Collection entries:
--- begin ---

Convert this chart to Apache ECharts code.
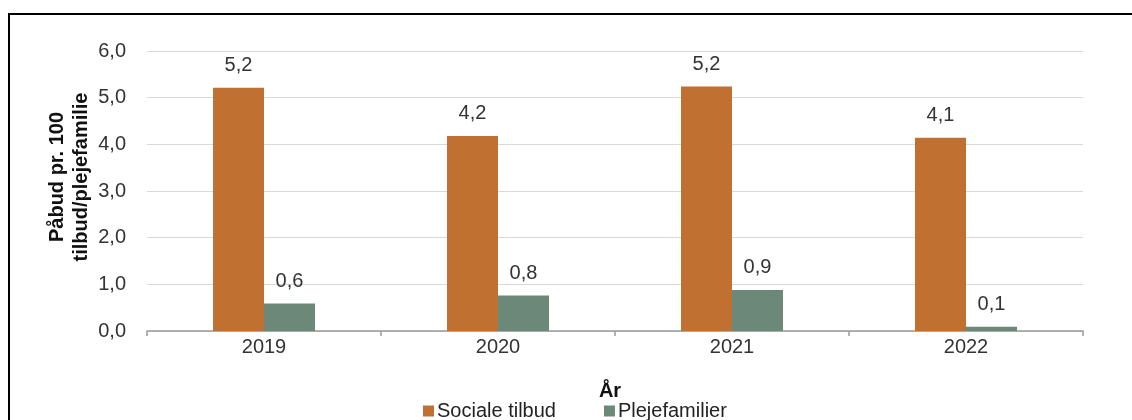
<!DOCTYPE html>
<html>
<head>
<meta charset="utf-8">
<script src="https://cdn.jsdelivr.net/npm/echarts@6/dist/echarts.min.js"></script>
<style>
html,body{margin:0;padding:0;background:#fff;}
#chart{width:1132px;height:420px;}
</style>
</head>
<body>
<div id="chart"></div>
<script>
const categories = ['2019', '2020', '2021', '2022'];
const socialeTilbud = [5.21, 4.18, 5.24, 4.14];
const plejefamilier = [0.59, 0.76, 0.88, 0.09];
const seriesNames = ['Sociale tilbud', 'Plejefamilier'];
const yAxisTitle = 'Påbud pr. 100\ntilbud/plejefamilie';
const xAxisTitle = 'År';

const fmt = v => v.toFixed(1).replace('.', ',');
const FONT = '"Liberation Sans", Arial, sans-serif';

const chart = echarts.init(document.getElementById('chart'), null, {renderer: 'canvas'});
const labelCfg = {
  show: true, position: 'top', distance: 12,
  color: '#333', fontSize: 20, fontFamily: FONT,
  formatter: p => fmt(p.value)
};
chart.setOption({
  animation: false,
  backgroundColor: '#fff',
  textStyle: {fontFamily: FONT},
  grid: {left: 147, right: 49, top: 51, bottom: 89, containLabel: false},
  graphic: [{
    type: 'polyline',
    shape: {points: [[9, 420], [9, 14], [1132, 14]]},
    style: {stroke: '#000', lineWidth: 2, fill: null}
  }, {
    type: 'text',
    x: 69, y: 177,
    rotation: Math.PI / 2,
    style: {
      text: yAxisTitle,
      fontSize: 20, fontWeight: 'bold', fontFamily: FONT, fill: '#111',
      lineHeight: 24, align: 'center', verticalAlign: 'middle'
    }
  }],
  legend: {
    data: seriesNames,
    left: 418, top: 396,
    itemWidth: 11, itemHeight: 11, itemGap: 48,
    icon: 'rect',
    textStyle: {fontSize: 20, color: '#222', fontFamily: FONT, padding: [0, 0, 0, -2]}
  },
  xAxis: {
    type: 'category',
    data: categories,
    name: xAxisTitle,
    nameLocation: 'middle',
    nameGap: 50,
    nameTextStyle: {fontSize: 20, fontWeight: 'bold', color: '#111', fontFamily: FONT, padding: [0, 10, 0, 0]},
    axisLine: {show: true, lineStyle: {color: '#9a9a9a', width: 1.5}},
    axisTick: {show: true, length: 5, lineStyle: {color: '#9a9a9a', width: 1.5}},
    axisLabel: {fontSize: 20, color: '#333', margin: 6, fontFamily: FONT}
  },
  yAxis: {
    type: 'value',
    min: 0, max: 6, interval: 1,
    axisLine: {show: false},
    axisTick: {show: false},
    splitLine: {lineStyle: {color: '#d9d9d9', width: 1}},
    axisLabel: {fontSize: 20, color: '#333', margin: 21, fontFamily: FONT, formatter: v => fmt(v)}
  },
  series: [
    {name: seriesNames[0], type: 'bar', data: socialeTilbud, barWidth: 51, barGap: '0%',
     itemStyle: {color: '#C07030'}, label: labelCfg},
    {name: seriesNames[1], type: 'bar', data: plejefamilier, barWidth: 51, barGap: '0%',
     itemStyle: {color: '#6C8878'}, label: labelCfg}
  ]
});
</script>
</body>
</html>
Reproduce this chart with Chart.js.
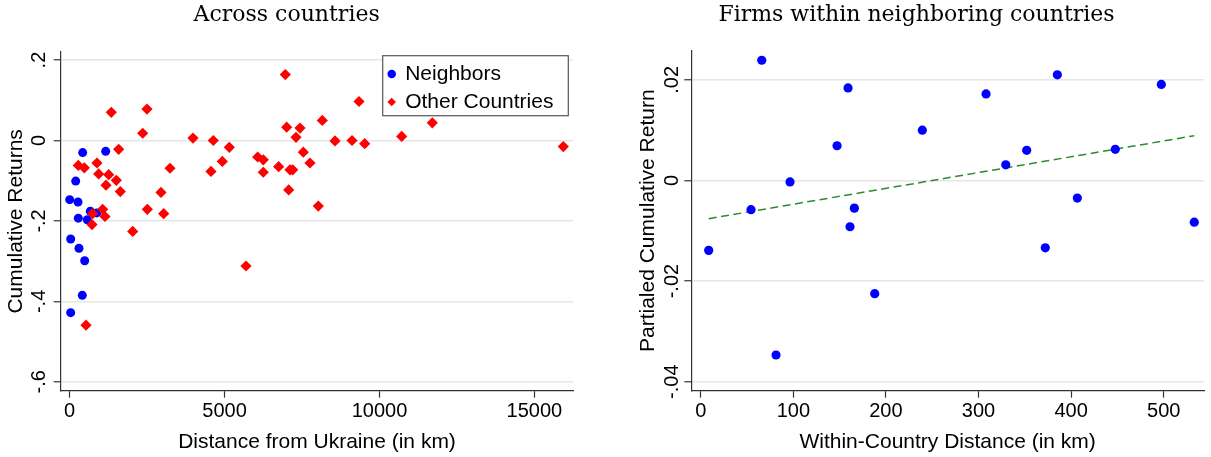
<!DOCTYPE html>
<html><head><meta charset="utf-8">
<script src="https://cdn.jsdelivr.net/npm/chart.js@4.4.1/dist/chart.umd.min.js"></script>
<style>
html,body{margin:0;padding:0;background:#fff;width:1211px;height:457px;overflow:hidden}
#left{position:absolute;left:0;top:0;width:580px;height:457px}
#right{position:absolute;left:629px;top:0;width:582px;height:457px}
</style></head><body>
<div id="left"><canvas id="c1"></canvas></div>
<div id="right"><canvas id="c2"></canvas></div>
<script>
// ---------- Data: Across countries ----------
const neighborDist = [0, 32, 32, 194, 268, 278, 300, 407, 419, 484, 568, 666, 872, 1162];
const neighborRet  = [-0.147, -0.245, -0.428, -0.101, -0.153, -0.193, -0.268, -0.385, -0.030, -0.299, -0.197, -0.176, -0.180, -0.027];

const otherDist = [278, 472, 526, 720, 742, 881, 936, 1065, 1139, 1172, 1259, 1343, 1505, 1582, 1634,
  2034, 2356, 2495, 2506, 2947, 3034, 3238, 3980, 4561, 4635, 4926, 5152, 5691, 6068, 6249, 6249,
  6745, 6960, 7004, 7069, 7111, 7198, 7305, 7434, 7541, 7756, 8025, 8154, 8564, 9113, 9338, 9522,
  10716, 11704, 15933];
const otherRet = [-0.062, -0.068, -0.459, -0.209, -0.182, -0.056, -0.083, -0.171, -0.189, -0.111, -0.085, 0.070, -0.099, -0.022, -0.127,
  -0.226, 0.018, 0.078, -0.171, -0.129, -0.182, -0.069, 0.006, -0.077, 0.000, -0.052, -0.017, -0.312, -0.041, -0.048, -0.079,
  -0.065, 0.164, 0.033, -0.123, -0.073, -0.073, 0.008, 0.031, -0.029, -0.056, -0.163, 0.050, -0.001, 0.000, 0.097, -0.008,
  0.010, 0.044, -0.015];

const leftXTicks = [0, 5000, 10000, 15000];
const leftXTickLabels = ['0', '5000', '10000', '15000'];
const leftYTicks = [0.2, 0, -0.2, -0.4, -0.6];
const leftYTickLabels = ['.2', '0', '-.2', '-.4', '-.6'];

// ---------- Data: Firms within neighboring countries ----------
const firmDist = [8.6, 54.3, 65.9, 81.3, 96.4, 147.2, 159.1, 161.2, 165.9, 187.9,
  239.3, 308.1, 329.4, 352.0, 372.1, 385.1, 406.7, 447.7, 497.4, 533.0];
const firmRet = [-0.0139, -0.0058, 0.0239, -0.0347, -0.0003, 0.0069, 0.0184, -0.0092, -0.0055, -0.0225,
  0.0100, 0.0172, 0.0031, 0.0060, -0.0134, 0.0210, -0.0035, 0.0062, 0.0191, -0.0083];
const fitDist = [8.6, 533.0];
const fitRet = [-0.0076, 0.0089];

const rightXTicks = [0, 100, 200, 300, 400, 500];
const rightXTickLabels = ['0', '100', '200', '300', '400', '500'];
const rightYTicks = [0.02, 0, -0.02, -0.04];
const rightYTickLabels = ['.02', '0', '-.02', '-.04'];

// ---------- Helpers ----------
const pts = (xs, ys) => xs.map((x, i) => ({x: x, y: ys[i]}));
const FONT = '"Liberation Sans", Arial, Helvetica, sans-serif';
Chart.defaults.font.family = FONT;
Chart.defaults.color = '#000';
const DARK = '#333333';
const GRID = '#e6e6e6';

function xScale(min, max, ticks, labels, title) {
  return {
    type: 'linear', position: 'bottom', min: min, max: max,
    afterBuildTicks: s => { s.ticks = ticks.map(v => ({value: v})); },
    afterFit: s => { s.height = 66.3; },
    ticks: { autoSkip: false, maxRotation: 0, minRotation: 0, padding: 2, color: '#000',
      font: {size: 20, family: FONT},
      callback: v => labels[ticks.indexOf(v)] },
    grid: { drawOnChartArea: false, drawTicks: true, tickLength: 7, tickColor: DARK, tickWidth: 1.2 },
    border: { display: true, color: DARK, width: 1.2 },
    title: { display: true, text: title, color: '#000', font: {size: 21, family: FONT}, padding: {top: 0, bottom: 1.8} }
  };
}
function yScale(min, max, ticks, labels, title, width, tickPad, titlePad) {
  return {
    type: 'linear', position: 'left', min: min, max: max,
    afterBuildTicks: s => { s.ticks = ticks.map(v => ({value: v})); },
    afterFit: s => { s.width = width; },
    ticks: { autoSkip: false, minRotation: 90, maxRotation: 90, crossAlign: 'center', padding: tickPad,
      color: '#000', font: {size: 20, family: FONT},
      callback: v => labels[ticks.indexOf(v)] },
    grid: { color: GRID, lineWidth: 1.5, drawTicks: true, tickLength: 7, tickColor: DARK, tickWidth: 1.2 },
    border: { display: true, color: DARK, width: 1.2 },
    title: { display: true, text: title, color: '#000', font: {size: 21, family: FONT}, padding: {top: titlePad, bottom: 0} }
  };
}

const legendBoxPlugin = {
  id: 'legendBox',
  afterLayout(chart) {
    const lg = chart.legend;
    if (!lg || !lg.options || !lg.options.display) return;
    const ca = chart.chartArea;
    const bw = 185.6, bh = 60;
    const bx = ca.right - 5 - bw, by = ca.top + 3.7;
    lg._box = {x: bx, y: by, w: bw, h: bh};
    lg.left = bx - 1; lg.top = by + 0.8;
    lg.right = lg.left + lg.width; lg.bottom = lg.top + lg.height;
    if (!lg._wrapped) {
      const od = lg.draw;
      lg.draw = function(...args) {
        const c = this.ctx, b = this._box;
        c.save();
        c.fillStyle = '#ffffff'; c.strokeStyle = '#555555'; c.lineWidth = 1.2;
        c.fillRect(b.x, b.y, b.w, b.h); c.strokeRect(b.x, b.y, b.w, b.h);
        c.restore();
        return od.apply(this, args);
      };
      lg._wrapped = true;
    }
  }
};

// ---------- Left chart ----------
new Chart(document.getElementById('c1'), {
  type: 'scatter',
  data: {
    datasets: [
      { label: 'Neighbors', data: pts(neighborDist, neighborRet), order: 1,
        backgroundColor: '#0000ff', borderColor: '#0000ff', borderWidth: 0,
        pointStyle: 'circle', pointRadius: 4.5, pointHoverRadius: 4.5 },
      { label: 'Other Countries', data: pts(otherDist, otherRet), order: 0,
        backgroundColor: '#ff0000', borderColor: '#ff0000', borderWidth: 0,
        pointStyle: 'rectRot', pointRadius: 5.6, pointHoverRadius: 5.6 }
    ]
  },
  options: {
    responsive: true, maintainAspectRatio: false, animation: false,
    layout: { padding: {left: 0, right: 6.7, top: 0, bottom: 0} },
    scales: {
      x: xScale(-290, 16255, leftXTicks, leftXTickLabels, 'Distance from Ukraine (in km)'),
      y: yScale(-0.622, 0.22, leftYTicks, leftYTickLabels, 'Cumulative Returns', 60.7, 2.8, 4.1)
    },
    plugins: {
      title: { display: true, text: 'Across countries', color: '#000',
        font: {family: '"DejaVu Serif", serif', size: 22, weight: 'normal'}, padding: {top: 2.3, bottom: 23.3} },
      legend: { display: true, position: 'chartArea', align: 'start',
        labels: { usePointStyle: true, boxWidth: 6, boxHeight: 6, padding: 7, color: '#000',
          font: {size: 21, family: FONT},
          sort: (a, b) => a.datasetIndex - b.datasetIndex } },
      tooltip: { enabled: false }
    }
  },
  plugins: [legendBoxPlugin]
});

// ---------- Right chart ----------
new Chart(document.getElementById('c2'), {
  type: 'scatter',
  data: {
    datasets: [
      { label: 'Firms', data: pts(firmDist, firmRet),
        backgroundColor: '#0000ff', borderColor: '#0000ff', borderWidth: 0,
        pointStyle: 'circle', pointRadius: 4.6, pointHoverRadius: 4.6 },
      { type: 'line', label: 'Fitted values', data: pts(fitDist, fitRet),
        borderColor: '#2a8c2a', borderWidth: 1.5, borderDash: [8, 4.5], pointRadius: 0,
        fill: false, showLine: true, tension: 0 }
    ]
  },
  options: {
    responsive: true, maintainAspectRatio: false, animation: false,
    layout: { padding: {left: 0, right: 7, top: 0, bottom: 0} },
    scales: {
      x: xScale(-10.2, 543.5, rightXTicks, rightXTickLabels, 'Within-Country Distance (in km)'),
      y: yScale(-0.0418, 0.0258, rightYTicks, rightYTickLabels, 'Partialed Cumulative Return', 62.3, -5.4, 6.4)
    },
    plugins: {
      title: { display: true, text: 'Firms within neighboring countries', color: '#000',
        font: {family: '"DejaVu Serif", serif', size: 22, weight: 'normal'}, padding: {top: 2.3, bottom: 22} },
      legend: { display: false },
      tooltip: { enabled: false }
    }
  }
});
</script>
</body></html>
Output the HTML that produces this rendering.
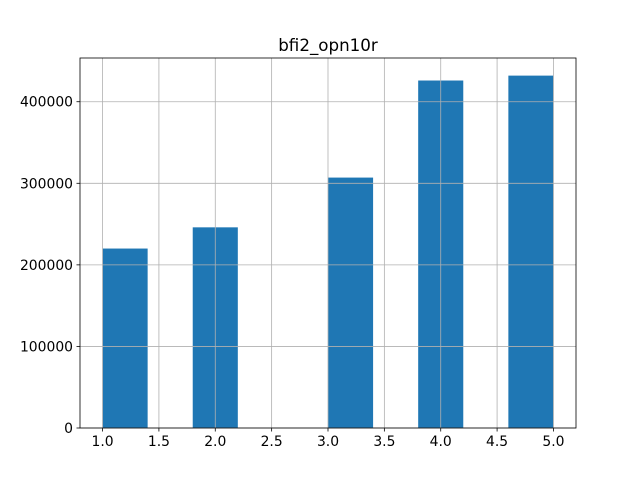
<!DOCTYPE html>
<html><head><meta charset="utf-8"><style>body{margin:0;background:#fff}svg{font-family:"DejaVu Sans","Liberation Sans",sans-serif}</style></head>
<body>
<svg id="c" width="640" height="480"></svg>
<script>
const binEdges=[1.0,1.4,1.8,2.2,2.6,3.0,3.4,3.8,4.2,4.6,5.0];
const counts=[220000,0,246000,0,0,307000,0,426000,0,432000];
const xTicks=[1.0,1.5,2.0,2.5,3.0,3.5,4.0,4.5,5.0];
const yTicks=[0,100000,200000,300000,400000];
const L=80,R=576,T=58,B=428;
const xmin=0.8,xmax=5.2,ymax=Math.max(...counts)*1.05;
const X=v=>L+(v-xmin)/(xmax-xmin)*(R-L);
const Y=v=>B-v/ymax*(B-T);
const s=document.getElementById('c');const NS='http://www.w3.org/2000/svg';
function mk(t,a,p){const e=document.createElementNS(NS,t);for(const k in a)e.setAttribute(k,a[k]);(p||s).appendChild(e);return e;}
counts.forEach((c,i)=>{if(!c)return;const r=mk('rect',{x:X(binEdges[i]),y:Y(c),width:X(binEdges[i+1])-X(binEdges[i]),height:B-Y(c),fill:'#1f77b4'});

});
xTicks.forEach(v=>{const x=X(v);
const g=mk('line',{x1:x,x2:x,y1:T,y2:B,stroke:'#b0b0b0','stroke-width':0.8});


mk('line',{x1:x,x2:x,y1:B,y2:B+3.5,stroke:'#000','stroke-width':0.8});
const t=mk('text',{x:x,y:B+18,'text-anchor':'middle','font-size':13.9});t.textContent=v.toFixed(1);

});
yTicks.forEach(v=>{const y=Y(v);
const g=mk('line',{x1:L,x2:R,y1:y,y2:y,stroke:'#b0b0b0','stroke-width':0.8});


mk('line',{x1:L-3.5,x2:L,y1:y,y2:y,stroke:'#000','stroke-width':0.8});
const t=mk('text',{x:L-7,y:y+5,'text-anchor':'end','font-size':13.9});t.textContent=v;

});
const f=mk('rect',{x:L,y:T,width:R-L,height:B-T,fill:'none',stroke:'#000','stroke-width':0.8});


const ti=mk('text',{x:(L+R)/2,y:T-7,'text-anchor':'middle','font-size':16.7});ti.textContent='bfi2_opn10r';


</script>
</body></html>
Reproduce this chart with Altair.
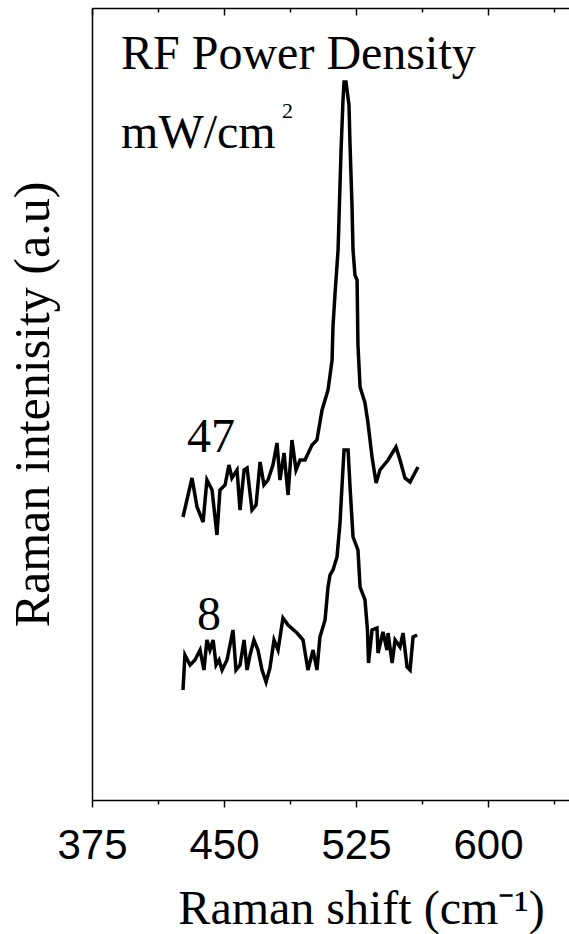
import altair as alt
import pandas as pd

# Raman shift (cm-1) and intensity (a.u.)
shift_47 = [426.7, 431.8, 434.7, 438.1, 440.3, 443.2, 446.0, 447.7, 450.6, 452.8,
            454.5, 457.4, 459.1, 461.4, 463.1, 465.9, 468.2, 470.5, 472.7, 475.0,
            477.8, 480.1, 481.8, 484.1, 486.4, 488.6, 490.9, 493.2, 496.0, 500.0,
            502.8, 505.7, 507.4, 509.1, 511.4, 511.9, 513.1, 514.8, 516.5, 517.6,
            518.2, 519.3, 521.0, 521.6, 522.7, 523.3, 524.4, 525.6, 526.1, 527.3,
            530.1, 531.8, 534.1, 536.4, 538.6, 543.2, 547.7, 550.0, 552.8, 555.7,
            560.2]
inten_47 = [283, 322, 293, 278, 320, 310, 265, 310, 315, 335,
            322, 330, 290, 330, 332, 290, 295, 338, 315, 320,
            335, 357, 320, 347, 305, 360, 330, 340, 340, 355,
            360, 390, 400, 410, 440, 473, 507, 550, 650, 700,
            718, 718, 695, 655, 595, 550, 525, 520, 455, 413,
            397, 377, 343, 317, 330, 340, 353, 340, 322, 318,
            333]

shift_8 = [426.7, 427.8, 430.7, 433.5, 436.4, 438.6, 440.3, 442.0, 443.8, 445.5,
           447.2, 448.9, 451.7, 455.1, 456.8, 459.1, 461.4, 463.1, 464.8, 467.0,
           469.3, 471.6, 473.9, 476.1, 478.4, 480.7, 483.5, 486.4, 491.5, 494.9,
           497.7, 500.6, 502.8, 504.5, 507.4, 509.1, 510.2, 511.9, 514.2, 515.9,
           517.0, 518.2, 520.5, 521.6, 523.3, 526.1, 527.3, 530.1, 531.5, 532.1,
           534.1, 536.9, 537.5, 540.3, 542.6, 543.2, 545.5, 547.2, 550.0, 551.7,
           554.0, 555.7, 557.4, 559.7]
inten_8 = [110, 145, 135, 140, 150, 130, 160, 150, 160, 135,
           140, 130, 140, 170, 130, 135, 160, 130, 145, 160,
           150, 130, 118, 132, 160, 150, 182, 175, 167, 160,
           130, 150, 130, 163, 180, 213, 225, 230, 243, 277,
           313, 350, 350, 313, 263, 250, 213, 200, 170, 137,
           170, 172, 147, 168, 150, 167, 137, 160, 153, 167,
           133, 130, 163, 165]

x_domain = [375, 646]
y_domain = [0, 792]
tick_values = [375, 412.5, 450, 487.5, 525, 562.5, 600, 637.5]

# annotations (text, x, y, size)
ann_text = ["RF Power Density", "mW/cm", "2", "47", "8"]
ann_x = [391.5, 391.5, 483.0, 429.0, 434.7]
ann_y = [731, 652, 682, 348, 170]
ann_size = [48, 48, 22, 48, 48]

assert len(shift_47) == len(inten_47)
assert len(shift_8) == len(inten_8)

df = pd.concat([
    pd.DataFrame({"shift": shift_47, "inten": inten_47, "series": "47",
                  "idx": range(len(shift_47))}),
    pd.DataFrame({"shift": shift_8, "inten": inten_8, "series": "8",
                  "idx": range(len(shift_8))}),
], ignore_index=True)

xscale = alt.Scale(domain=x_domain, nice=False, zero=False)
yscale = alt.Scale(domain=y_domain, nice=False, zero=False)

major_test = "datum.value % 75 == 0"

bottom_axis = alt.Axis(
    orient="bottom", values=tick_values,
    labelExpr=f"{major_test} ? datum.label : ''",
    tickSize={"condition": {"test": major_test, "value": 7}, "value": 4},
    tickColor="black", tickWidth=1.5,
    domainColor="black", domainWidth=1.5,
    labelFont="Liberation Sans", labelFontSize=42, labelColor="black",
    labelPadding=18, labelFlush=False, labelOverlap=False, grid=False,
    title="Raman shift (cm⁻¹)", titleFont="Liberation Serif", titleFontSize=48,
    titleFontWeight="normal", titleColor="black",
    titleX=269, titleY=123, titleAlign="center", titleBaseline="alphabetic",
)

top_axis = alt.Axis(
    orient="top", values=tick_values, labels=False,
    tickSize={"condition": {"test": major_test, "value": -7}, "value": -4},
    tickColor="black", tickWidth=1.5,
    domainColor="black", domainWidth=1.5, grid=False, title="",
)

left_axis = alt.Axis(
    orient="left", ticks=False, labels=False, grid=False,
    domainColor="black", domainWidth=1.5,
    title="Raman intenisity (a.u)", titleFont="Liberation Serif", titleFontSize=50,
    titleFontWeight="normal", titleColor="black", titleAngle=270,
    titleX=-44, titleY=396, titleAlign="center", titleBaseline="alphabetic",
)

lines = alt.Chart(df).mark_line(color="black", strokeWidth=3.5).encode(
    x=alt.X("shift:Q", scale=xscale, axis=bottom_axis),
    y=alt.Y("inten:Q", scale=yscale, axis=left_axis),
    detail="series:N",
    order="idx:Q",
)

ghost = alt.Chart(df).mark_line(strokeOpacity=0).encode(
    x=alt.X("shift:Q", scale=xscale, axis=top_axis),
    y=alt.Y("inten:Q", scale=yscale, axis=None),
    detail="series:N",
    order="idx:Q",
)

layers = [lines, ghost]
for t, xv, yv, s in zip(ann_text, ann_x, ann_y, ann_size):
    d = pd.DataFrame({"t": [t], "x": [xv], "y": [yv]})
    layers.append(
        alt.Chart(d).mark_text(font="Liberation Serif", fontSize=s, color="black",
                               align="left", baseline="alphabetic").encode(
            x=alt.X("x:Q", scale=xscale, axis=None),
            y=alt.Y("y:Q", scale=yscale, axis=None),
            text="t:N",
        )
    )

chart = alt.layer(*layers).resolve_axis(x="independent", y="independent").properties(
    width=477, height=792,
    autosize=alt.AutoSizeParams(type="none"),
    padding={"left": 92, "top": 8, "right": 0, "bottom": 134},
    background="white",
).configure_view(stroke=None)

chart.save("out.html", embed_options={"renderer": "svg", "actions": False})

--- end ---

> **TASK GOAL**
In the listing above, find the line with "Reproduce this chart with Altair." and the line with "import pandas as pd". Copy exactly those lines and all between them, minus the images.

> **RESPONSE**
Reproduce this chart with Altair.
import altair as alt
import pandas as pd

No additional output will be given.